▶ YOUR GOAL
From the listing that follows, output everything exactly except the pictures.

Stored items from a collection:

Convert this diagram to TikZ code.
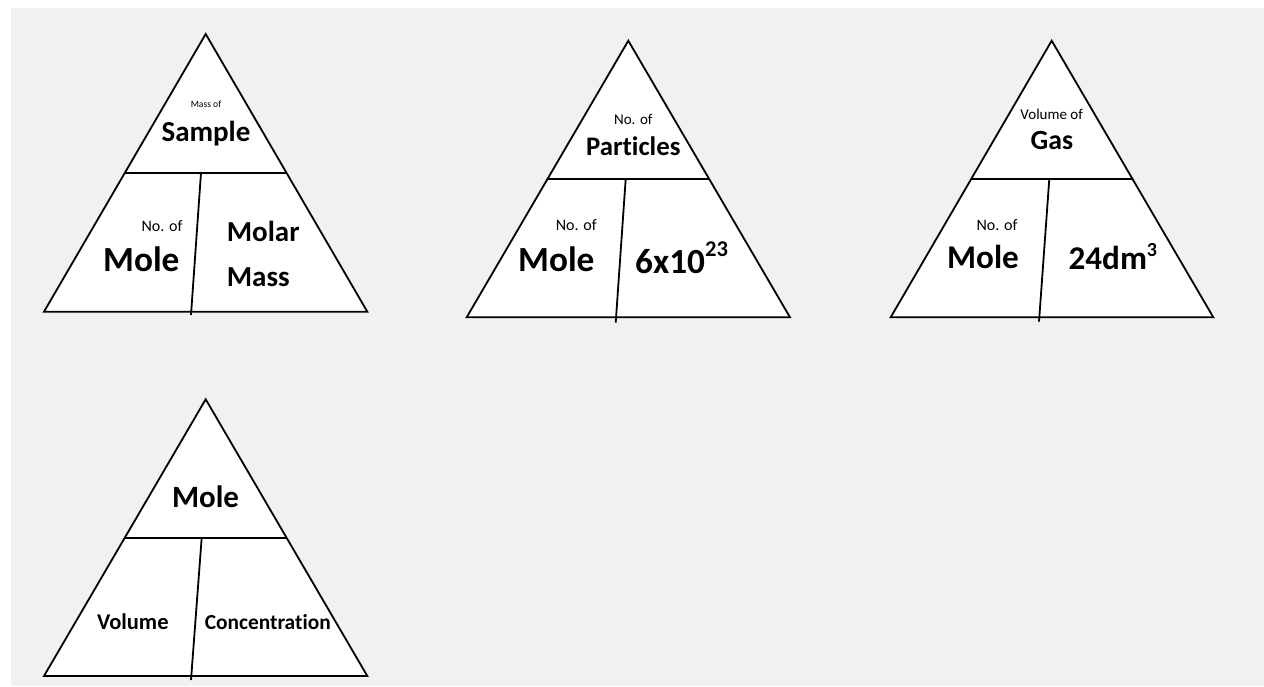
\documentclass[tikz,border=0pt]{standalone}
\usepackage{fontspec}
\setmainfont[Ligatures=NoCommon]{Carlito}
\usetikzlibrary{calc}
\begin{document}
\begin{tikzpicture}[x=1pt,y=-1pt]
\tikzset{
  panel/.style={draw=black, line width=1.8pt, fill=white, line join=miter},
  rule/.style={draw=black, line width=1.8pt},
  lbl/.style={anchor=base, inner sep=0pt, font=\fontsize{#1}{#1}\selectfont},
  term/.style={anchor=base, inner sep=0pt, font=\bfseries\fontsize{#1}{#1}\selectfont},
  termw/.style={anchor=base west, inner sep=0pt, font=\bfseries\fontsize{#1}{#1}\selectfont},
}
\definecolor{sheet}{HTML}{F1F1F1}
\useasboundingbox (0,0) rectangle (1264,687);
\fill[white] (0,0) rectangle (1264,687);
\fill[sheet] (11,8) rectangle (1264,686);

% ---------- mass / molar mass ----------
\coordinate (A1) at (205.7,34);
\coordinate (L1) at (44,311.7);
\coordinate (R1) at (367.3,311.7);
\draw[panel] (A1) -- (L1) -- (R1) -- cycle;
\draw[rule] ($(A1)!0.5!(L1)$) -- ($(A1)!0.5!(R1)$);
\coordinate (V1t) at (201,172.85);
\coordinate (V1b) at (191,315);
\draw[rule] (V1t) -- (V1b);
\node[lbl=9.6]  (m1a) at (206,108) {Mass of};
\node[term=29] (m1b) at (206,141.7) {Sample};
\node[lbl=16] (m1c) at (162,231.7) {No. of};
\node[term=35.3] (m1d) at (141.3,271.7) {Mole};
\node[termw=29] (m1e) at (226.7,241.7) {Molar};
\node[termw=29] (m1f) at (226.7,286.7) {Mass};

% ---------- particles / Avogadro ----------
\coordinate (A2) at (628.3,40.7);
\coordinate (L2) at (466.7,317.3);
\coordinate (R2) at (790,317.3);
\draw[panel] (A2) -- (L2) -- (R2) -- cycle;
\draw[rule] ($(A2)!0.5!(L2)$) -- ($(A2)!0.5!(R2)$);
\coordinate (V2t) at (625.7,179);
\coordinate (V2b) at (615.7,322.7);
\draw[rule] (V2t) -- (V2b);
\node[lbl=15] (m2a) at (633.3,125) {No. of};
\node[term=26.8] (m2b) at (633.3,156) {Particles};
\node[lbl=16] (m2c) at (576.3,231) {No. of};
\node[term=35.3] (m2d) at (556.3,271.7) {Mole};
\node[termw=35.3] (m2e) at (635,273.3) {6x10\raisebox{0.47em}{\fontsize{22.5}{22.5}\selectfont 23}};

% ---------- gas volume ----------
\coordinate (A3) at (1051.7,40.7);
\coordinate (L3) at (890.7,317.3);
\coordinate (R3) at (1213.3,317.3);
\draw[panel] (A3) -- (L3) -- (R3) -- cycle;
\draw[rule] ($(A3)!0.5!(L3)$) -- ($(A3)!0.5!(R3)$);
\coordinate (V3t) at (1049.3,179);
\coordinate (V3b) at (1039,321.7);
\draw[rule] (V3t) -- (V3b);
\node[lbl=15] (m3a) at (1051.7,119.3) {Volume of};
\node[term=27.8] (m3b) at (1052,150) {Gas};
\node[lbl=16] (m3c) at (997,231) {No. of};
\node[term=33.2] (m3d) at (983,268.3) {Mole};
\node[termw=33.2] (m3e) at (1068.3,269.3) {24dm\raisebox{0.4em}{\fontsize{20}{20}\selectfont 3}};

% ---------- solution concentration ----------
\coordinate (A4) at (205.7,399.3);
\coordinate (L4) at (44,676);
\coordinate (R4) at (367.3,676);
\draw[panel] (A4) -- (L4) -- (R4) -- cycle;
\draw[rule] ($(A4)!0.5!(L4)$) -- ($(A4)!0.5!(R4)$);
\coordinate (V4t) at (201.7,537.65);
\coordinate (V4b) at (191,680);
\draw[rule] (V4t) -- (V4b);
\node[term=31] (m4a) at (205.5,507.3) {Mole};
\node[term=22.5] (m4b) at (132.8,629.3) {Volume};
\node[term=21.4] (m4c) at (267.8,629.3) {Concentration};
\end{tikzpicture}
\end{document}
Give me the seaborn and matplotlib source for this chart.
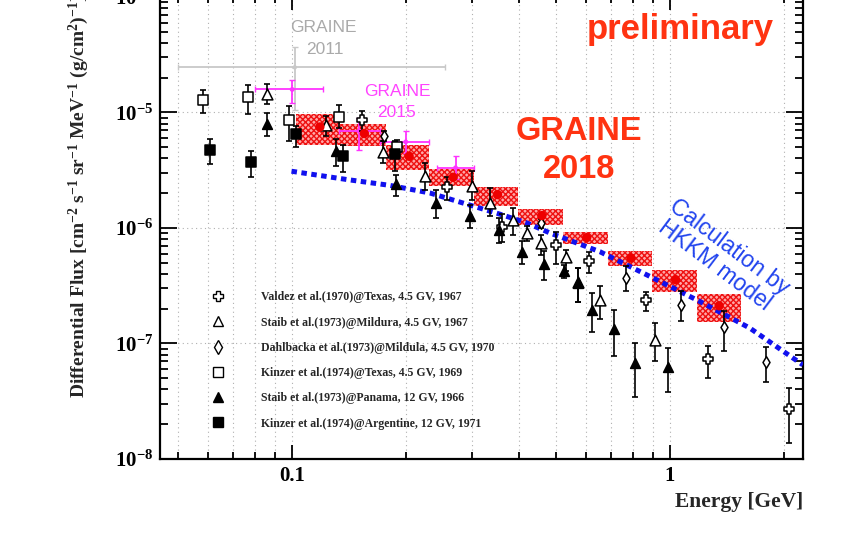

▶ WRITTEN SOLUTION
Convert this diagram to TikZ code.
\documentclass[tikz,border=0pt]{standalone}
\usepackage{fontspec}
\setmainfont[Ligatures=NoCommon]{Carlito}
\usetikzlibrary{calc}
\begin{document}
\begin{tikzpicture}[x=1pt,y=-1pt]
\tikzset{
  panel/.style={draw=black, line width=1.8pt, fill=white, line join=miter},
  rule/.style={draw=black, line width=1.8pt},
  lbl/.style={anchor=base, inner sep=0pt, font=\fontsize{#1}{#1}\selectfont},
  term/.style={anchor=base, inner sep=0pt, font=\bfseries\fontsize{#1}{#1}\selectfont},
  termw/.style={anchor=base west, inner sep=0pt, font=\bfseries\fontsize{#1}{#1}\selectfont},
}
\definecolor{sheet}{HTML}{F1F1F1}
\useasboundingbox (0,0) rectangle (1264,687);
\fill[white] (0,0) rectangle (1264,687);
\fill[sheet] (11,8) rectangle (1264,686);

% ---------- mass / molar mass ----------
\coordinate (A1) at (205.7,34);
\coordinate (L1) at (44,311.7);
\coordinate (R1) at (367.3,311.7);
\draw[panel] (A1) -- (L1) -- (R1) -- cycle;
\draw[rule] ($(A1)!0.5!(L1)$) -- ($(A1)!0.5!(R1)$);
\coordinate (V1t) at (201,172.85);
\coordinate (V1b) at (191,315);
\draw[rule] (V1t) -- (V1b);
\node[lbl=9.6]  (m1a) at (206,108) {Mass of};
\node[term=29] (m1b) at (206,141.7) {Sample};
\node[lbl=16] (m1c) at (162,231.7) {No. of};
\node[term=35.3] (m1d) at (141.3,271.7) {Mole};
\node[termw=29] (m1e) at (226.7,241.7) {Molar};
\node[termw=29] (m1f) at (226.7,286.7) {Mass};

% ---------- particles / Avogadro ----------
\coordinate (A2) at (628.3,40.7);
\coordinate (L2) at (466.7,317.3);
\coordinate (R2) at (790,317.3);
\draw[panel] (A2) -- (L2) -- (R2) -- cycle;
\draw[rule] ($(A2)!0.5!(L2)$) -- ($(A2)!0.5!(R2)$);
\coordinate (V2t) at (625.7,179);
\coordinate (V2b) at (615.7,322.7);
\draw[rule] (V2t) -- (V2b);
\node[lbl=15] (m2a) at (633.3,125) {No. of};
\node[term=26.8] (m2b) at (633.3,156) {Particles};
\node[lbl=16] (m2c) at (576.3,231) {No. of};
\node[term=35.3] (m2d) at (556.3,271.7) {Mole};
\node[termw=35.3] (m2e) at (635,273.3) {6x10\raisebox{0.47em}{\fontsize{22.5}{22.5}\selectfont 23}};

% ---------- gas volume ----------
\coordinate (A3) at (1051.7,40.7);
\coordinate (L3) at (890.7,317.3);
\coordinate (R3) at (1213.3,317.3);
\draw[panel] (A3) -- (L3) -- (R3) -- cycle;
\draw[rule] ($(A3)!0.5!(L3)$) -- ($(A3)!0.5!(R3)$);
\coordinate (V3t) at (1049.3,179);
\coordinate (V3b) at (1039,321.7);
\draw[rule] (V3t) -- (V3b);
\node[lbl=15] (m3a) at (1051.7,119.3) {Volume of};
\node[term=27.8] (m3b) at (1052,150) {Gas};
\node[lbl=16] (m3c) at (997,231) {No. of};
\node[term=33.2] (m3d) at (983,268.3) {Mole};
\node[termw=33.2] (m3e) at (1068.3,269.3) {24dm\raisebox{0.4em}{\fontsize{20}{20}\selectfont 3}};

% ---------- solution concentration ----------
\coordinate (A4) at (205.7,399.3);
\coordinate (L4) at (44,676);
\coordinate (R4) at (367.3,676);
\draw[panel] (A4) -- (L4) -- (R4) -- cycle;
\draw[rule] ($(A4)!0.5!(L4)$) -- ($(A4)!0.5!(R4)$);
\coordinate (V4t) at (201.7,537.65);
\coordinate (V4b) at (191,680);
\draw[rule] (V4t) -- (V4b);
\node[term=31] (m4a) at (205.5,507.3) {Mole};
\node[term=22.5] (m4b) at (132.8,629.3) {Volume};
\node[term=21.4] (m4c) at (267.8,629.3) {Concentration};
\end{tikzpicture}
\end{document}
Give me the seaborn and matplotlib source for this chart.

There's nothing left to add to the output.